[Data extracted from a collection]
------------------------------------------------

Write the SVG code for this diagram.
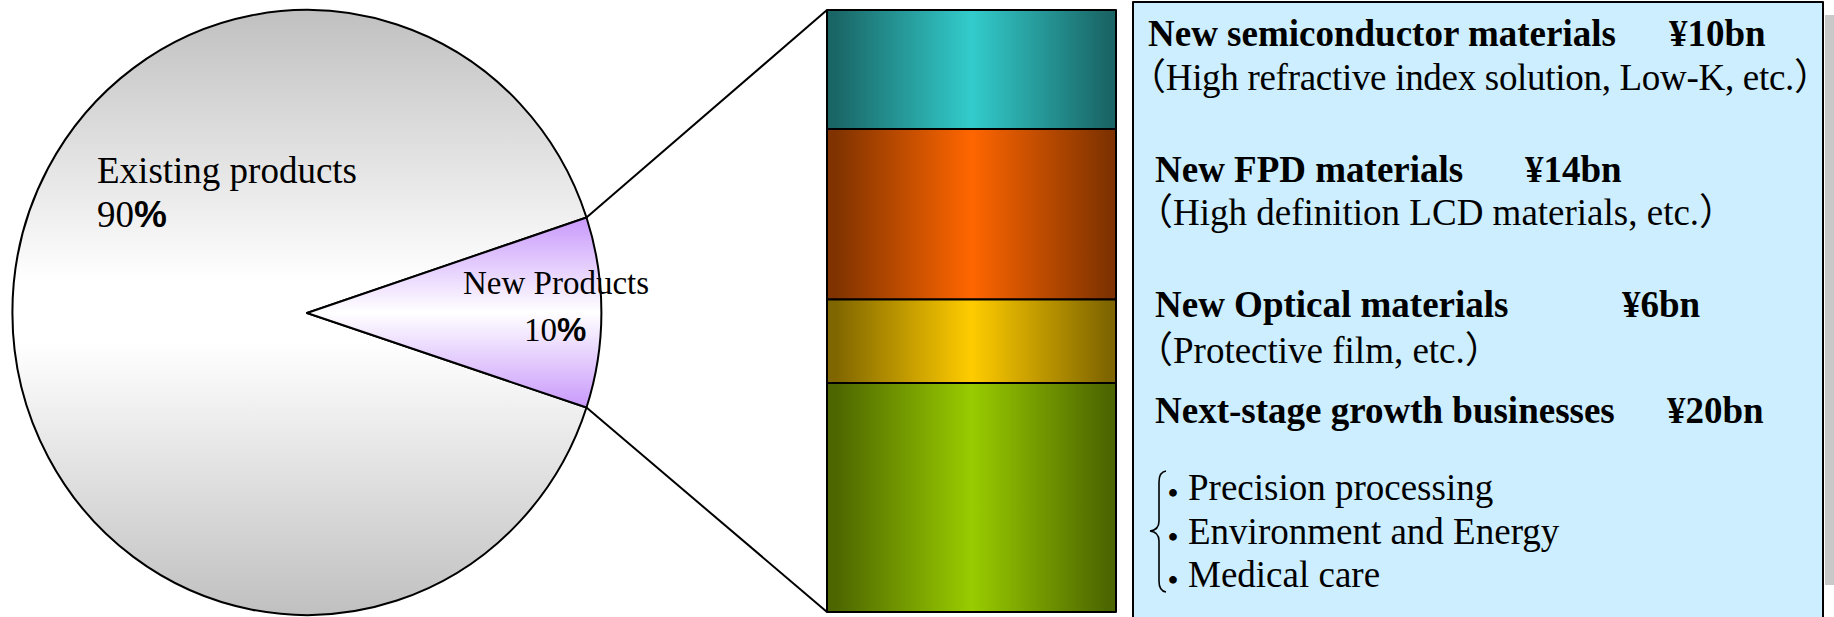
<svg xmlns="http://www.w3.org/2000/svg" width="1834" height="617" viewBox="0 0 1834 617">
<defs>
<linearGradient id="gPie" x1="0" y1="0" x2="0" y2="1">
<stop offset="0" stop-color="#c0c0c0"/>
<stop offset="0.45" stop-color="#ffffff"/>
<stop offset="0.55" stop-color="#ffffff"/>
<stop offset="1" stop-color="#c0c0c0"/>
</linearGradient>
<linearGradient id="gWedge" x1="0" y1="0" x2="0" y2="1">
<stop offset="0" stop-color="#c899fb"/>
<stop offset="0.5" stop-color="#ffffff"/>
<stop offset="1" stop-color="#c899fb"/>
</linearGradient>
<linearGradient id="gTeal" x1="0" y1="0" x2="1" y2="0">
<stop offset="0.03" stop-color="#1a6666"/>
<stop offset="0.5" stop-color="#33cccc"/>
<stop offset="0.97" stop-color="#1a6666"/>
</linearGradient>
<linearGradient id="gOrange" x1="0" y1="0" x2="1" y2="0">
<stop offset="0.03" stop-color="#803300"/>
<stop offset="0.5" stop-color="#ff6600"/>
<stop offset="0.97" stop-color="#803300"/>
</linearGradient>
<linearGradient id="gYellow" x1="0" y1="0" x2="1" y2="0">
<stop offset="0.03" stop-color="#806600"/>
<stop offset="0.5" stop-color="#ffcc00"/>
<stop offset="0.97" stop-color="#806600"/>
</linearGradient>
<linearGradient id="gGreen" x1="0" y1="0" x2="1" y2="0">
<stop offset="0.03" stop-color="#4d6600"/>
<stop offset="0.5" stop-color="#99cc00"/>
<stop offset="0.97" stop-color="#4d6600"/>
</linearGradient>
</defs>
<style>
.edge{stroke:#000;stroke-width:2;stroke-linejoin:round}
.serif{font-family:"Liberation Serif","Noto Sans CJK JP",serif;fill:#000}
.b{font-weight:bold}
.pct{font-family:"Liberation Sans","DejaVu Sans",sans-serif;font-weight:bold}
.t37{font-size:37px}
.t33{font-size:33px}
.dot{font-family:"Noto Sans CJK JP",sans-serif;font-size:30px;font-weight:bold}
</style>
<rect width="1834" height="617" fill="#ffffff"/>

<g id="pie">
<path class="edge" fill="url(#gPie)" d="M307,313 L586.5,217.5 A294.5,302.5 0 1 0 586.5,407.5 Z"/>
<path class="edge" fill="url(#gWedge)" d="M307,313 L586.5,217.5 A294.5,302.5 0 0 1 586.5,407.5 Z"/>
<text class="serif t37" x="97" y="183">Existing products</text>
<text class="serif t37" x="97" y="227">90<tspan class="pct">%</tspan></text>
<text class="serif t33" x="463" y="294">New Products</text>
<text class="serif t33" x="524" y="341">10<tspan class="pct">%</tspan></text>
</g>

<g id="connectors">
<line class="edge" x1="586.5" y1="217.5" x2="827" y2="10"/>
<line class="edge" x1="586.5" y1="407.5" x2="827" y2="612"/>
</g>

<g id="bar">
<rect class="edge" x="827" y="10" width="289" height="119" fill="url(#gTeal)"/>
<rect class="edge" x="827" y="129" width="289" height="170.5" fill="url(#gOrange)"/>
<rect class="edge" x="827" y="299.5" width="289" height="83.5" fill="url(#gYellow)"/>
<rect class="edge" x="827" y="383" width="289" height="229" fill="url(#gGreen)"/>
</g>

<g id="legend">
<rect x="1825" y="15" width="9" height="570" fill="#c8c8c8"/>
<rect class="edge" x="1133" y="2" width="690" height="640" fill="#cceeff"/>
<text class="serif b t37" x="1148" y="46">New semiconductor materials</text>
<text class="serif b t37" x="1669" y="46">¥10bn</text>
<text class="serif t37" x="1129" y="90" textLength="702" lengthAdjust="spacing">（High refractive index solution, Low-K, etc.）</text>
<text class="serif b t37" x="1155" y="182">New FPD materials</text>
<text class="serif b t37" x="1525" y="182">¥14bn</text>
<text class="serif t37" x="1136" y="225">（High definition LCD materials, etc.）</text>
<text class="serif b t37" x="1155" y="317">New Optical materials</text>
<text class="serif b t37" x="1622" y="317">¥6bn</text>
<text class="serif t37" x="1136" y="363">（Protective film, etc.）</text>
<text class="serif b t37" x="1155" y="423">Next-stage growth businesses</text>
<text class="serif b t37" x="1667" y="423">¥20bn</text>
<path d="M1166,471 Q1159,472 1159,482 L1159,521 Q1159,530 1150,531 Q1159,532 1159,541 L1159,581 Q1159,591 1166,592" fill="none" stroke="#000" stroke-width="1.6"/>
<text class="serif t37" y="500"><tspan class="dot" x="1158" dy="4">・</tspan><tspan x="1188" dy="-4">Precision processing</tspan></text>
<text class="serif t37" y="544"><tspan class="dot" x="1158" dy="4">・</tspan><tspan x="1188" dy="-4">Environment and Energy</tspan></text>
<text class="serif t37" y="587"><tspan class="dot" x="1158" dy="4">・</tspan><tspan x="1188" dy="-4">Medical care</tspan></text>
</g>
</svg>
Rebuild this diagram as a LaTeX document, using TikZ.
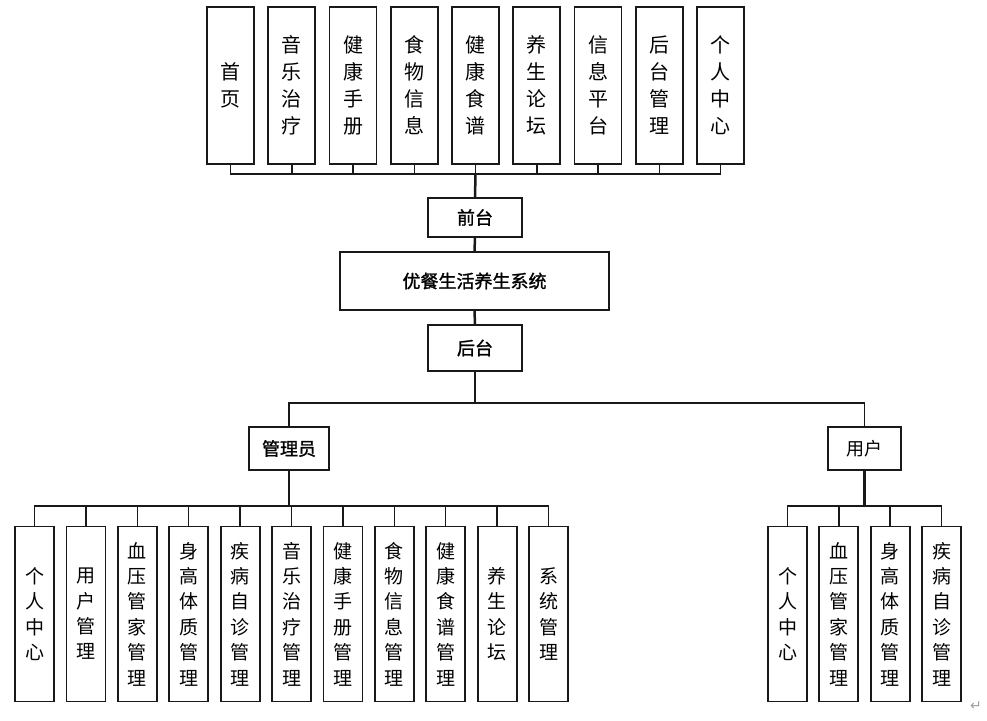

------------------------------------------------

**What is being asked**
Go through the material above and print all of it exactly, except the pictures.

**The completed task**
Write the SVG code for this diagram.
<svg xmlns="http://www.w3.org/2000/svg" width="1834" height="617" viewBox="0 0 1834 617">
<defs>
<linearGradient id="gPie" x1="0" y1="0" x2="0" y2="1">
<stop offset="0" stop-color="#c0c0c0"/>
<stop offset="0.45" stop-color="#ffffff"/>
<stop offset="0.55" stop-color="#ffffff"/>
<stop offset="1" stop-color="#c0c0c0"/>
</linearGradient>
<linearGradient id="gWedge" x1="0" y1="0" x2="0" y2="1">
<stop offset="0" stop-color="#c899fb"/>
<stop offset="0.5" stop-color="#ffffff"/>
<stop offset="1" stop-color="#c899fb"/>
</linearGradient>
<linearGradient id="gTeal" x1="0" y1="0" x2="1" y2="0">
<stop offset="0.03" stop-color="#1a6666"/>
<stop offset="0.5" stop-color="#33cccc"/>
<stop offset="0.97" stop-color="#1a6666"/>
</linearGradient>
<linearGradient id="gOrange" x1="0" y1="0" x2="1" y2="0">
<stop offset="0.03" stop-color="#803300"/>
<stop offset="0.5" stop-color="#ff6600"/>
<stop offset="0.97" stop-color="#803300"/>
</linearGradient>
<linearGradient id="gYellow" x1="0" y1="0" x2="1" y2="0">
<stop offset="0.03" stop-color="#806600"/>
<stop offset="0.5" stop-color="#ffcc00"/>
<stop offset="0.97" stop-color="#806600"/>
</linearGradient>
<linearGradient id="gGreen" x1="0" y1="0" x2="1" y2="0">
<stop offset="0.03" stop-color="#4d6600"/>
<stop offset="0.5" stop-color="#99cc00"/>
<stop offset="0.97" stop-color="#4d6600"/>
</linearGradient>
</defs>
<style>
.edge{stroke:#000;stroke-width:2;stroke-linejoin:round}
.serif{font-family:"Liberation Serif","Noto Sans CJK JP",serif;fill:#000}
.b{font-weight:bold}
.pct{font-family:"Liberation Sans","DejaVu Sans",sans-serif;font-weight:bold}
.t37{font-size:37px}
.t33{font-size:33px}
.dot{font-family:"Noto Sans CJK JP",sans-serif;font-size:30px;font-weight:bold}
</style>
<rect width="1834" height="617" fill="#ffffff"/>

<g id="pie">
<path class="edge" fill="url(#gPie)" d="M307,313 L586.5,217.5 A294.5,302.5 0 1 0 586.5,407.5 Z"/>
<path class="edge" fill="url(#gWedge)" d="M307,313 L586.5,217.5 A294.5,302.5 0 0 1 586.5,407.5 Z"/>
<text class="serif t37" x="97" y="183">Existing products</text>
<text class="serif t37" x="97" y="227">90<tspan class="pct">%</tspan></text>
<text class="serif t33" x="463" y="294">New Products</text>
<text class="serif t33" x="524" y="341">10<tspan class="pct">%</tspan></text>
</g>

<g id="connectors">
<line class="edge" x1="586.5" y1="217.5" x2="827" y2="10"/>
<line class="edge" x1="586.5" y1="407.5" x2="827" y2="612"/>
</g>

<g id="bar">
<rect class="edge" x="827" y="10" width="289" height="119" fill="url(#gTeal)"/>
<rect class="edge" x="827" y="129" width="289" height="170.5" fill="url(#gOrange)"/>
<rect class="edge" x="827" y="299.5" width="289" height="83.5" fill="url(#gYellow)"/>
<rect class="edge" x="827" y="383" width="289" height="229" fill="url(#gGreen)"/>
</g>

<g id="legend">
<rect x="1825" y="15" width="9" height="570" fill="#c8c8c8"/>
<rect class="edge" x="1133" y="2" width="690" height="640" fill="#cceeff"/>
<text class="serif b t37" x="1148" y="46">New semiconductor materials</text>
<text class="serif b t37" x="1669" y="46">¥10bn</text>
<text class="serif t37" x="1129" y="90" textLength="702" lengthAdjust="spacing">（High refractive index solution, Low-K, etc.）</text>
<text class="serif b t37" x="1155" y="182">New FPD materials</text>
<text class="serif b t37" x="1525" y="182">¥14bn</text>
<text class="serif t37" x="1136" y="225">（High definition LCD materials, etc.）</text>
<text class="serif b t37" x="1155" y="317">New Optical materials</text>
<text class="serif b t37" x="1622" y="317">¥6bn</text>
<text class="serif t37" x="1136" y="363">（Protective film, etc.）</text>
<text class="serif b t37" x="1155" y="423">Next-stage growth businesses</text>
<text class="serif b t37" x="1667" y="423">¥20bn</text>
<path d="M1166,471 Q1159,472 1159,482 L1159,521 Q1159,530 1150,531 Q1159,532 1159,541 L1159,581 Q1159,591 1166,592" fill="none" stroke="#000" stroke-width="1.6"/>
<text class="serif t37" y="500"><tspan class="dot" x="1158" dy="4">・</tspan><tspan x="1188" dy="-4">Precision processing</tspan></text>
<text class="serif t37" y="544"><tspan class="dot" x="1158" dy="4">・</tspan><tspan x="1188" dy="-4">Environment and Energy</tspan></text>
<text class="serif t37" y="587"><tspan class="dot" x="1158" dy="4">・</tspan><tspan x="1188" dy="-4">Medical care</tspan></text>
</g>
</svg>
Rebuild this diagram as a LaTeX document, using TikZ.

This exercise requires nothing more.